Viele Fernsehzuschauer werden sich am Dienstagabend gewundert haben. Das also soll diese Juristin sein, über die alle reden? Die seit Wochen als radikale Aktivistin oder gar als Linksextremistin inszeniert wird. Wegen der Abgeordnete von CDU und CSU einen Koalitionskrach in Kauf genommen haben. Nichts davon wollte so recht passen zu jener Frau, die da bei Markus Lanz eine Dreiviertelstunde lang gelassen fast alle Unterstellungen zerplatzen ließ.
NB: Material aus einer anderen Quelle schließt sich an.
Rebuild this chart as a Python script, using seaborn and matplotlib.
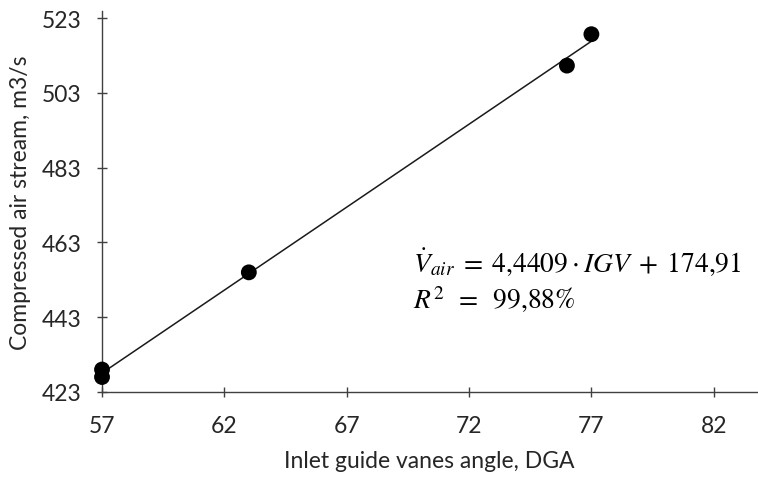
import numpy as np
import pandas as pd
import seaborn as sns
import matplotlib.pyplot as plt

# data
igv_angle = [57, 57, 63, 76, 77]
air_stream = [427.0, 429.0, 455.0, 510.3, 518.7]
x_ticks = [57, 62, 67, 72, 77, 82]
y_ticks = [423, 443, 463, 483, 503, 523]

df = pd.DataFrame({'igv': igv_angle, 'air': air_stream})

sns.set_style('ticks')
plt.rcParams['font.family'] = ['Lato', 'DejaVu Sans']
plt.rcParams['mathtext.fontset'] = 'stix'

fig = plt.figure(figsize=(7.58, 4.81), dpi=100)
ax = fig.add_axes([0.1346, 0.183, 0.8635, 0.792])

sns.regplot(data=df, x='igv', y='air', ci=None, truncate=True, ax=ax,
            scatter_kws={'s': 130, 'color': 'black', 'edgecolor': 'none',
                         'alpha': 1, 'clip_on': False, 'zorder': 3},
            line_kws={'color': '#1a1a1a', 'linewidth': 1.1})

ax.set_xlim(57, 83.75)
ax.set_ylim(423, 524.9)
ax.set_xticks(x_ticks)
ax.set_yticks(y_ticks)
ax.tick_params(direction='inout', length=7, width=1, color='#404040',
               labelsize=16.5, labelcolor='#262626')
ax.tick_params(axis='x', pad=13)
ax.tick_params(axis='y', pad=11)
for side in ['top', 'right']:
    ax.spines[side].set_visible(False)
for side in ['left', 'bottom']:
    ax.spines[side].set_color('#404040')
    ax.spines[side].set_linewidth(1)

ax.set_xlabel('Inlet guide vanes angle, DGA', fontsize=16.5, color='#262626', labelpad=10)
ax.set_ylabel('Compressed air stream, m3/s', fontsize=16.5, color='#262626', labelpad=8)

# regression equation
fig.text(0.545, 0.4324, r'$\dot{V}_{air}\;=\;4{,}4409\cdot IGV\;+\;174{,}91$',
         fontsize=19.8, va='baseline', ha='left', color='black')
fig.text(0.545, 0.3576, r'$R^2\;\;=\;\;99{,}88\%$',
         fontsize=19.8, va='baseline', ha='left', color='black')

fig.savefig('out.png', dpi=100)
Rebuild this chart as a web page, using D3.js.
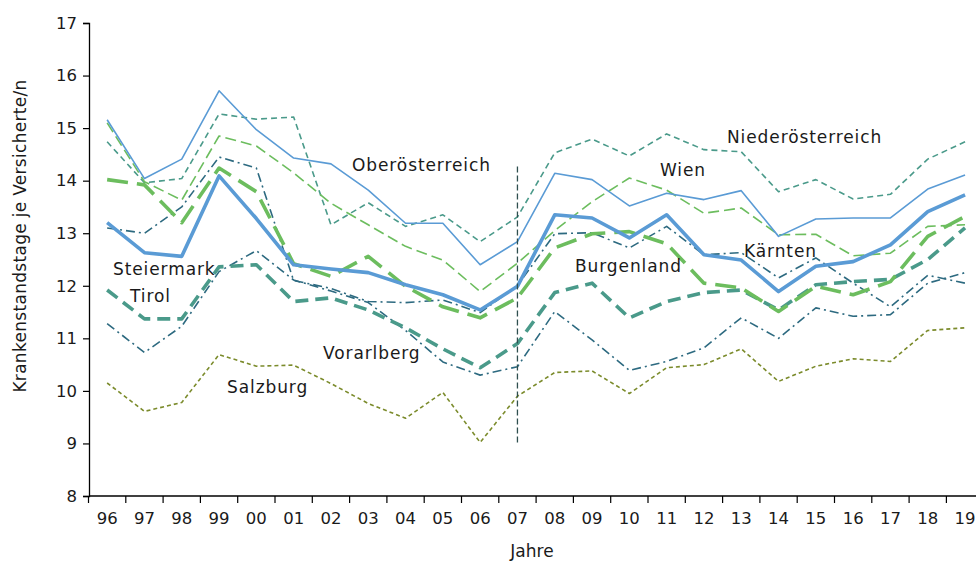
<!DOCTYPE html>
<html>
<head>
<meta charset="utf-8">
<script src="https://cdn.jsdelivr.net/npm/d3@7"></script>
<style>
  body { margin: 0; background: #fff; }
  svg text { font-family: "DejaVu Sans", sans-serif; fill: #1a1a1a; }
</style>
</head>
<body>
<div id="chart"></div>
<script>
var years = ["96","97","98","99","00","01","02","03","04","05","06","07","08","09","10","11","12","13","14","15","16","17","18","19"];
var yTicks = [8, 9, 10, 11, 12, 13, 14, 15, 16, 17];

var niederoesterreich = [14.74,13.96,14.04,15.27,15.17,15.21,13.16,13.58,13.13,13.35,12.84,13.31,14.53,14.79,14.47,14.89,14.59,14.55,13.79,14.02,13.65,13.74,14.41,14.74];
var wien              = [15.16,14.04,14.41,15.71,14.97,14.43,14.32,13.82,13.19,13.19,12.40,12.84,14.14,14.02,13.52,13.76,13.64,13.81,12.94,13.27,13.29,13.29,13.84,14.11];
var oberoesterreich   = [15.10,13.98,13.63,14.85,14.66,14.15,13.57,13.16,12.75,12.49,11.89,12.43,13.05,13.60,14.05,13.82,13.38,13.48,12.97,12.98,12.57,12.62,13.13,13.16];
var burgenland        = [14.02,13.92,13.20,14.24,13.79,12.42,12.18,12.56,11.99,11.60,11.39,11.77,12.72,12.99,13.03,12.80,12.05,11.96,11.51,11.99,11.83,12.08,12.94,13.32];
var steiermark        = [13.20,12.63,12.56,14.09,13.28,12.40,12.32,12.25,12.02,11.83,11.54,11.99,13.35,13.29,12.91,13.35,12.59,12.49,11.89,12.37,12.46,12.78,13.41,13.73];
var kaernten          = [13.10,13.00,13.50,14.45,14.24,12.10,11.95,11.70,11.68,11.73,11.49,12.00,12.99,13.01,12.72,13.13,12.59,12.63,12.15,12.53,12.05,11.60,12.20,12.05];
var tirol             = [11.92,11.37,11.37,12.36,12.40,11.70,11.77,11.54,11.20,10.80,10.44,10.90,11.87,12.05,11.39,11.70,11.87,11.92,11.54,12.02,12.08,12.12,12.50,13.10];
var vorarlberg        = [11.28,10.73,11.23,12.27,12.67,12.11,11.90,11.68,11.15,10.55,10.30,10.46,11.51,10.97,10.39,10.56,10.82,11.39,11.00,11.58,11.42,11.45,12.05,12.25];
var salzburg          = [10.15,9.61,9.78,10.69,10.47,10.49,10.14,9.76,9.48,9.97,9.02,9.90,10.35,10.38,9.95,10.44,10.50,10.80,10.18,10.47,10.61,10.56,11.15,11.20];

var series = [
  {name: "Salzburg", values: salzburg, color: "#7b8b2b", width: 1.6, dash: "4,3"},
  {name: "Vorarlberg", values: vorarlberg, color: "#2d6a80", width: 1.6, dash: "9,4,2,4"},
  {name: "Kärnten", values: kaernten, color: "#2d6a80", width: 1.6, dash: "9,4,2,4"},
  {name: "Niederösterreich", values: niederoesterreich, color: "#4a9a8a", width: 1.6, dash: "6,4"},
  {name: "Oberösterreich", values: oberoesterreich, color: "#6cbd5e", width: 1.6, dash: "11,5"},
  {name: "Wien", values: wien, color: "#5a9bd5", width: 1.6, dash: null},
  {name: "Tirol", values: tirol, color: "#4a9a8a", width: 3.6, dash: "13,7"},
  {name: "Burgenland", values: burgenland, color: "#6cbd5e", width: 3.6, dash: "21,9"},
  {name: "Steiermark", values: steiermark, color: "#5a9bd5", width: 3.6, dash: null}
];

var labels = [
  {text: "Niederösterreich", x: 727, y: 143},
  {text: "Wien", x: 660, y: 176},
  {text: "Oberösterreich", x: 352, y: 171},
  {text: "Steiermark", x: 113, y: 275},
  {text: "Tirol", x: 130, y: 302},
  {text: "Kärnten", x: 744, y: 257},
  {text: "Burgenland", x: 575, y: 272},
  {text: "Vorarlberg", x: 323, y: 359},
  {text: "Salzburg", x: 227, y: 393}
];

var width = 976, height = 562;

var svg = d3.select("#chart").append("svg")
  .attr("width", width)
  .attr("height", height);

var x = d3.scaleBand()
  .domain(years)
  .range([88.5, 88.5 + 24 * 37.3]);

var y = d3.scaleLinear()
  .domain([8, 17])
  .range([496, 23]);

function cx(d) { return x(d) + x.bandwidth() / 2; }

// y axis
var yAxis = svg.append("g")
  .attr("transform", "translate(89,0)")
  .call(d3.axisLeft(y).tickValues(yTicks).tickSize(6).tickFormat(d3.format("d")));
yAxis.select(".domain").attr("stroke", "#000").attr("stroke-width", 1.3);
yAxis.selectAll(".tick line").attr("stroke", "#000").attr("stroke-width", 1.2);
yAxis.selectAll(".tick text").attr("font-size", 16.5).attr("x", -12)
  .style("font-family", "DejaVu Sans, sans-serif").attr("fill", "#1a1a1a");

// x axis with ticks between categories
var xAxis = svg.append("g")
  .attr("transform", "translate(0,496)")
  .call(d3.axisBottom(x).tickSize(0).tickPadding(16));
xAxis.select(".domain").remove();
xAxis.selectAll(".tick text").attr("font-size", 16.5)
  .style("font-family", "DejaVu Sans, sans-serif").attr("fill", "#1a1a1a");

svg.append("line")
  .attr("x1", 89).attr("x2", width)
  .attr("y1", 496).attr("y2", 496)
  .attr("stroke", "#000").attr("stroke-width", 1.3);

svg.append("g").selectAll("line")
  .data(years)
  .enter()
  .append("line")
  .attr("x1", function(d){ return x(d); })
  .attr("x2", function(d){ return x(d); })
  .attr("y1", 496).attr("y2", 503)
  .attr("stroke", "#000").attr("stroke-width", 1.2);

// axis titles
svg.append("text")
  .attr("transform", "translate(26,236) rotate(-90)")
  .attr("text-anchor", "middle")
  .attr("font-size", 17)
  .attr("letter-spacing", 0.3)
  .text("Krankenstandstage je Versicherte/n");

svg.append("text")
  .attr("x", 532).attr("y", 557)
  .attr("text-anchor", "middle")
  .attr("font-size", 17)
  .text("Jahre");

// lines
var line = d3.line()
  .x(function(d, i){ return cx(years[i]); })
  .y(function(d){ return y(d); });

svg.append("g").selectAll("path")
  .data(series)
  .enter()
  .append("path")
  .attr("d", function(d){ return line(d.values); })
  .attr("fill", "none")
  .attr("stroke", function(d){ return d.color; })
  .attr("stroke-width", function(d){ return d.width; })
  .attr("stroke-dasharray", function(d){ return d.dash; })
  .attr("stroke-linejoin", "round");

// break marker at 07
svg.append("line")
  .attr("x1", cx("07")).attr("x2", cx("07"))
  .attr("y1", y(14.27)).attr("y2", y(8.98))
  .attr("stroke", "#2f4f4f")
  .attr("stroke-width", 1.3)
  .attr("stroke-dasharray", "6,3");

// series labels
svg.append("g").selectAll("text")
  .data(labels)
  .enter()
  .append("text")
  .attr("x", function(d){ return d.x; })
  .attr("y", function(d){ return d.y; })
  .attr("font-size", 17)
  .attr("letter-spacing", 0.9)
  .text(function(d){ return d.text; });
</script>
</body>
</html>
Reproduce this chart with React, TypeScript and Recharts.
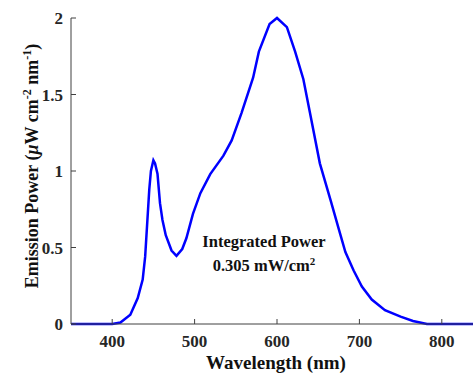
import { LineChart, Line, XAxis, YAxis, Label } from 'recharts';

const wavelengths = [
  350, 400, 410, 422, 431, 437, 440, 445, 447, 450, 452, 455, 458, 461, 465, 472, 478, 485, 490,
  498, 507, 519, 535, 545, 557, 571, 578, 591, 600, 612, 622, 632, 640, 652, 665, 675, 683, 693,
  703, 715, 731, 750, 765, 782, 800, 850,
];
const power = [
  0, 0, 0.01, 0.06, 0.17, 0.29, 0.44, 0.88, 1.0, 1.07, 1.05, 0.98, 0.79, 0.68, 0.58, 0.48, 0.445,
  0.49, 0.56, 0.72, 0.855, 0.98, 1.1, 1.2, 1.38, 1.61, 1.78, 1.96, 2.0, 1.94, 1.78, 1.6, 1.38,
  1.05, 0.81, 0.62, 0.47, 0.35, 0.245, 0.16, 0.09, 0.048, 0.02, 0, 0, 0,
];
const xTicks = [400, 500, 600, 700, 800];
const yTicks = [0, 0.5, 1, 1.5, 2];

const data = wavelengths.map((w, i) => ({ w, p: power[i] }));

const FONT = '"Liberation Serif", "Times New Roman", serif';
const AXIS = '#404040';

function XTick({ x, y, payload }: any) {
  return (
    <g>
      <line x1={x} y1={y} x2={x} y2={y - 5} stroke={AXIS} strokeWidth={1} />
      <text x={x} y={y + 23} textAnchor="middle" fontFamily={FONT} fontWeight="bold" fontSize={17} fill="#262626">
        {payload.value}
      </text>
    </g>
  );
}

function YTick({ x, y, payload }: any) {
  return (
    <g>
      <line x1={x} y1={y} x2={x + 5} y2={y} stroke={AXIS} strokeWidth={1} />
      <text x={x - 8} y={y + 6} textAnchor="end" fontFamily={FONT} fontWeight="bold" fontSize={17} fill="#262626">
        {payload.value}
      </text>
    </g>
  );
}

export default function App() {
  return (
    <div style={{ position: 'absolute', left: 0, top: 0, width: 473, height: 374, overflow: 'hidden', background: '#fff' }}>
      <LineChart width={483} height={374} data={data} margin={{ top: 18, right: 0, bottom: 0, left: 0 }}>
        <XAxis
          dataKey="w"
          type="number"
          domain={[350, 850]}
          ticks={xTicks}
          height={50}
          tickSize={0}
          tickMargin={0}
          tick={<XTick />}
          axisLine={{ stroke: AXIS, strokeWidth: 1 }}
        >
          <Label
            content={() => (
              <text x={276} y={369} textAnchor="middle" fontFamily={FONT} fontWeight="bold" fontSize={19} fill="#111">
                Wavelength (nm)
              </text>
            )}
          />
        </XAxis>
        <YAxis
          type="number"
          domain={[0, 2]}
          ticks={yTicks}
          width={71}
          tickSize={0}
          tickMargin={0}
          tick={<YTick />}
          axisLine={{ stroke: AXIS, strokeWidth: 1 }}
        >
          <Label
            content={() => (
              <text
                transform="translate(38,166) rotate(-90)"
                x={0}
                y={0}
                textAnchor="middle"
                fontFamily={FONT}
                fontWeight="bold"
                fontSize={18}
                fill="#111"
              >
                Emission Power (
                <tspan fontStyle="italic">μ</tspan>W cm
                <tspan dy={-7} fontSize={12}>-2</tspan>
                <tspan dy={7}> nm</tspan>
                <tspan dy={-7} fontSize={12}>-1</tspan>
                <tspan dy={7}>)</tspan>
              </text>
            )}
          />
        </YAxis>
        <Line
          dataKey="p"
          type="linear"
          stroke="#0000ff"
          strokeWidth={2.5}
          dot={false}
          isAnimationActive={false}
        />
      </LineChart>
      <div
        style={{
          position: 'absolute',
          left: 184,
          top: 230,
          width: 160,
          textAlign: 'center',
          fontFamily: FONT,
          fontWeight: 'bold',
          fontSize: 16.5,
          lineHeight: '24px',
          color: '#111',
        }}
      >
        <div>Integrated Power</div>
        <div>
          0.305 mW/cm<sup style={{ fontSize: 11, verticalAlign: 'top', lineHeight: '14px' }}>2</sup>
        </div>
      </div>
    </div>
  );
}
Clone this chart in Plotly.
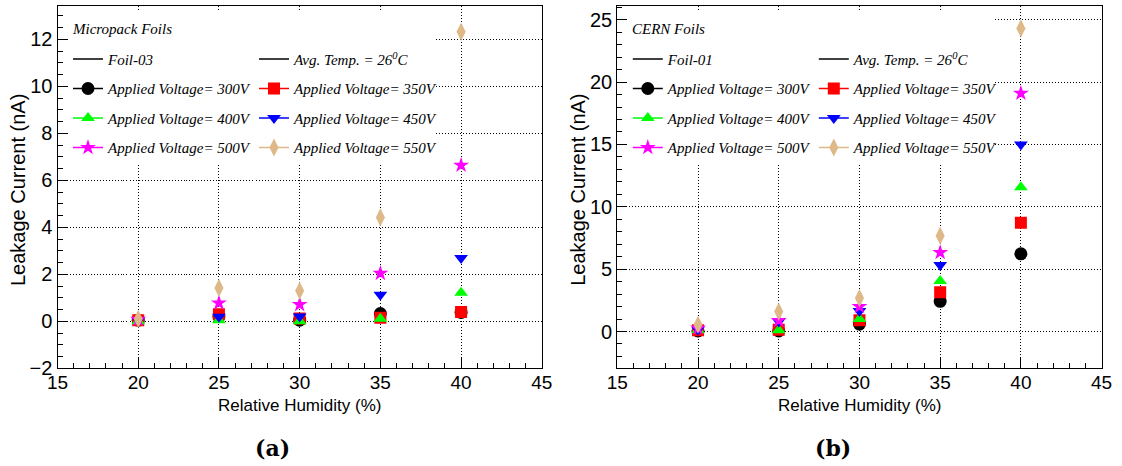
import plotly.graph_objects as go

# ---------------- data ----------------
humidity = [20, 25, 30, 35, 40]
voltage_labels = ["300V", "350V", "400V", "450V", "500V", "550V"]

# Panel (a): Micropack Foils (Foil-03), leakage current in nA
micropack_300v = [0.05, 0.20, 0.05, 0.33, 0.38]
micropack_350v = [0.05, 0.30, 0.12, 0.15, 0.40]
micropack_400v = [0.00, 0.05, 0.00, 0.11, 1.22]
micropack_450v = [0.05, 0.19, 0.20, 1.13, 2.69]
micropack_500v = [0.08, 0.78, 0.71, 2.04, 6.64]
micropack_550v = [0.10, 1.42, 1.30, 4.42, 12.32]

# Panel (b): CERN Foils (Foil-01), leakage current in nA
cern_300v = [0.05, 0.05, 0.60, 2.42, 6.23]
cern_350v = [0.10, 0.15, 0.90, 3.15, 8.73]
cern_400v = [0.10, 0.10, 1.00, 4.05, 11.57]
cern_450v = [0.15, 0.80, 1.65, 5.34, 15.00]
cern_500v = [0.27, 0.88, 2.00, 6.33, 19.10]
cern_550v = [0.54, 1.60, 2.68, 7.68, 24.30]

panel_titles = ["Micropack Foils", "CERN Foils"]
foil_names = ["Foil-03", "Foil-01"]
temperature_label = "Avg. Temp. = 26<sup>0</sup>C"
panel_tags = ["(a)", "(b)"]
x_title = "Relative Humidity (%)"
y_title = "Leakage Current (nA)"
x_range = [15, 45]
y_ranges = [[-2, 13.42], [-2.95, 26.1]]
y_dticks = [2, 5]
y_minor_dticks = [0.5, 1]

series = [
    [micropack_300v, micropack_350v, micropack_400v, micropack_450v, micropack_500v, micropack_550v],
    [cern_300v, cern_350v, cern_400v, cern_450v, cern_500v, cern_550v],
]

# ---------------- styles ----------------
colors = ["#000000", "#FF0000", "#00FF00", "#0000FF", "#FF00FF", "#DEB887"]
symbols = ["circle", "square", "triangle-up", "triangle-down", "star", "diamond-tall"]
sizes = [13, 12, 12, 12, 12, 13]

W, H = 1122, 466
panel_left = [57.5, 617.3]
panel_w = 484.3
plot_top, plot_bottom = 6.0, 368.3
plot_h = plot_bottom - plot_top

SANS = "Liberation Sans, Arial, sans-serif"
SERIF = "Liberation Serif, Times New Roman, serif"

fig = go.Figure()

for p in range(2):
    xa = "x" if p == 0 else "x2"
    ya = "y" if p == 0 else "y2"
    leg_c1 = "legend" if p == 0 else "legend3"
    leg_c2 = "legend2" if p == 0 else "legend4"

    # data markers
    for i in range(6):
        fig.add_trace(go.Scatter(
            x=humidity, y=series[p][i], mode="markers",
            xaxis=xa, yaxis=ya, showlegend=False,
            marker=dict(symbol=symbols[i], size=sizes[i], color=colors[i], line=dict(width=0)),
            name="Applied Voltage= " + voltage_labels[i],
        ))

    # legend entries (ROOT-style line + marker)
    fig.add_trace(go.Scatter(
        x=[None], y=[None], mode="lines", xaxis=xa, yaxis=ya,
        line=dict(color="black", width=1.5), name=foil_names[p],
        legend=leg_c1, legendgroup=f"p{p}h0"))
    fig.add_trace(go.Scatter(
        x=[None], y=[None], mode="lines", xaxis=xa, yaxis=ya,
        line=dict(color="black", width=1.5), name=temperature_label,
        legend=leg_c2, legendgroup=f"p{p}h1"))
    for i in range(6):
        fig.add_trace(go.Scatter(
            x=[None], y=[None], mode="lines+markers", xaxis=xa, yaxis=ya,
            line=dict(color=colors[i], width=1.5),
            marker=dict(symbol=symbols[i], size=sizes[i], color=colors[i], line=dict(width=0)),
            name="Applied Voltage= " + voltage_labels[i],
            legend=leg_c1 if i % 2 == 0 else leg_c2, legendgroup=f"p{p}v{i}"))

legend_common = dict(
    bgcolor="rgba(0,0,0,0)", borderwidth=0,
    font=dict(family=SERIF, size=15, style="italic", color="black"),
    traceorder="grouped", tracegroupgap=7, orientation="v",
    xanchor="left", yanchor="top",
)
legend_top = 42.75
col_x = [68.0, 254.0]
layout_legends = {}
names = [["legend", "legend2"], ["legend3", "legend4"]]
for p in range(2):
    off = panel_left[p] - panel_left[0]
    for c in range(2):
        layout_legends[names[p][c]] = dict(legend_common, x=(col_x[c] + off) / W, y=1 - legend_top / H)

axis_common = dict(
    showline=True, mirror=True, linecolor="black", linewidth=1.2,
    ticks="inside", ticklen=10, tickwidth=1, tickcolor="black",
    showgrid=True, gridcolor="black", gridwidth=1, griddash="1px,2px",
    zeroline=False,
)

y_domain = [1 - plot_bottom / H, 1 - plot_top / H]
layout_axes = {}
for p in range(2):
    sx = "xaxis" if p == 0 else "xaxis2"
    sy = "yaxis" if p == 0 else "yaxis2"
    layout_axes[sx] = dict(axis_common,
                           domain=[panel_left[p] / W, (panel_left[p] + panel_w) / W],
                           range=x_range, dtick=5, tick0=0,
                           anchor="y" if p == 0 else "y2",
                           tickfont=dict(family=SANS, size=19, color="black"),
                           ticklabelstandoff=-3,
                           minor=dict(dtick=1, ticklen=5, ticks="inside", tickcolor="black", showgrid=False))
    layout_axes[sy] = dict(axis_common,
                           domain=y_domain, range=y_ranges[p], dtick=y_dticks[p], tick0=0,
                           anchor="x" if p == 0 else "x2",
                           tickfont=dict(family=SANS, size=20, color="black"),
                           minor=dict(dtick=y_minor_dticks[p], ticklen=5, ticks="inside", tickcolor="black", showgrid=False))

shapes = []
annotations = []
for p in range(2):
    xr = "x" if p == 0 else "x2"
    yr = "y" if p == 0 else "y2"
    xr_d = xr + " domain"
    yr_d = yr + " domain"
    y0r, y1r = y_ranges[p]
    x_span = x_range[1] - x_range[0]
    y_span = y1r - y0r
    # white legend background hiding the grid (between grid and markers)
    shapes.append(dict(type="rect", xref=xr, yref=yr, layer="between",
                       x0=x_range[0], x1=x_range[0] + x_span * (435 - 57.5) / panel_w,
                       y0=y1r - y_span * (163 - plot_top) / plot_h,
                       y1=y1r - y_span * (12 - plot_top) / plot_h,
                       fillcolor="white", line=dict(width=0)))
    # legend header
    annotations.append(dict(xref=xr_d, yref=yr_d, x=(70 - 57.5) / panel_w, y=1 - (29 - plot_top) / plot_h,
                            xanchor="left", yanchor="middle", showarrow=False, text=panel_titles[p],
                            font=dict(family=SERIF, size=15, style="italic", color="black")))
    cx = (panel_left[p] + panel_w / 2) / W
    # x-axis title
    annotations.append(dict(xref="paper", yref="paper", x=cx, y=1 - 405 / H,
                            xanchor="center", yanchor="middle", showarrow=False, text=x_title,
                            font=dict(family=SANS, size=17, color="black")))
    # y-axis title
    annotations.append(dict(xref="paper", yref="paper", x=(18 + panel_left[p] - panel_left[0]) / W, y=1 - 190 / H,
                            xanchor="center", yanchor="middle", showarrow=False, text=y_title, textangle=-90,
                            font=dict(family=SANS, size=20, color="black")))
    # panel tag
    annotations.append(dict(xref="paper", yref="paper", x=(272 + (833 - 272) * p) / W, y=1 - 448 / H,
                            xanchor="center", yanchor="middle", showarrow=False, text="<b>" + panel_tags[p] + "</b>",
                            font=dict(family="DejaVu Serif, serif", size=22, color="black")))

fig.update_layout(
    width=W, height=H,
    margin=dict(l=0, r=0, t=0, b=0, autoexpand=False),
    paper_bgcolor="white", plot_bgcolor="white",
    shapes=shapes, annotations=annotations,
    **layout_axes, **layout_legends,
)

fig.write_html("out.html")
Der Fall Brosius-Gersdorf wird über den Tag hinaus wirken
Wohltuend übrigens, dass das ZDF dabei auf das profilneurotische Durcheinanderquatschen mehrerer Studiogäste verzichtete, das Talkshows so oft schwer erträglich macht. Stattdessen entstand ein echtes Gespräch – mit der Erkenntnis, wie absurd das Getöse um Frauke Brosius-Gersdorf im Nachhinein zum Teil erscheint. Gut möglich, dass die 54-Jährige trotzdem keine Bundesverfassungsrichterin wird. Sie selbst deutete ihren Rückzug für den Fall an, dass die Würde des Gerichts Schaden nehmen oder die Regierung in eine existenzielle Krise schlittern könnte. Doch ihre Geschichte wird über den Tag hinaus wirken.
Sie steht für die gnadenlose Oberflächlichkeit, mit der politische Debatten auch in Deutschland immer öfter geführt werden. Durch soziale Netzwerke, durch die wachsende Macht und das strategische Agieren populistischer Meinungsmacher im Hintergrund entfalten sie mitunter eine solche Wucht, dass Personalien wie die Ernennung einer Verfassungsrichterin weggefegt werden, noch bevor die Bürgerinnen und Bürger auch nur die Chance hatten, sich ein objektives Bild zu machen.
Zitate werden vorsätzlich falsch verstanden
Fakten werden zur Auslegungssache, Zitate vorsätzlich falsch verstanden. Und ja, das alles kennen wir – aus den USA des Donald Trump. Dort kann jeder sehen, wie sich eine Gesellschaft verändert, wenn die politische Mitte dem Drehbuch von Demokratieverächtern folgt, deren erklärte Ziele weltweit die Inszenierung eines großen Kulturkampfes, das Schüren von Misstrauen in staatliche Institutionen und die Spaltung der Bevölkerung sind. Die entscheidende Frage, ob eine Juristin geeignet ist für einen Posten am höchsten deutschen Gericht, spielte in diesem Drehbuch jedenfalls kaum eine Rolle.
Viel Nachgeplapper trifft auf wenig Wissen
Mag sein, dass Brosius-Gersdorf das Verbindende, das abwägend Diplomatische fehlt, das dieses Amt eben auch erfordert. Sie selbst räumte ein, bisweilen zu leichtfertig formuliert zu haben, etwa zu einem möglichen AfD-Verbotsverfahren oder zur Corona-Impfpflicht. Das spricht nicht für sie als Kandidatin. Nur linksradikal ist das alles eben auch nicht. Parteien, die über Jahrzehnte im besten Sinne staatstragend waren, haben sich vielmehr von Stimmungsmache, von halben Wahrheiten und glatten Lügen treiben lassen. Viel Nachgeplapper und eine Menge Meinung trafen auf erstaunlich wenig Substanz und Wissen. Da passt es gut ins Bild, dass halbseidene Spekulationen über einen – inzwischen in Luft aufgelösten – Plagiatsverdacht gegen die Juristin zum Notausgang für CDU und CSU wurden, um die Richterwahl abzublasen.
Was bleibt: Für viele Bürger ist Frauke Brosius-Gersdorf nun also diese Frau, die Schwangerschaftsabbrüche bis kurz vor der Geburt möglich machen will und ungeborenen Kindern die Menschenwürde abspricht. Dass das gar nicht stimmt, geht im allgemeinen Geraune unter. Was noch bleibt: Das ungute Gefühl, der demokratischen Mitte entgleite das Land (genau der Eindruck also, den die „Neuen Rechten“ schüren und brauchen), und die bittere Erkenntnis, dass Deutschland nicht gefeit davor ist, in eine Debatten-Unkultur made by Trump abzudriften.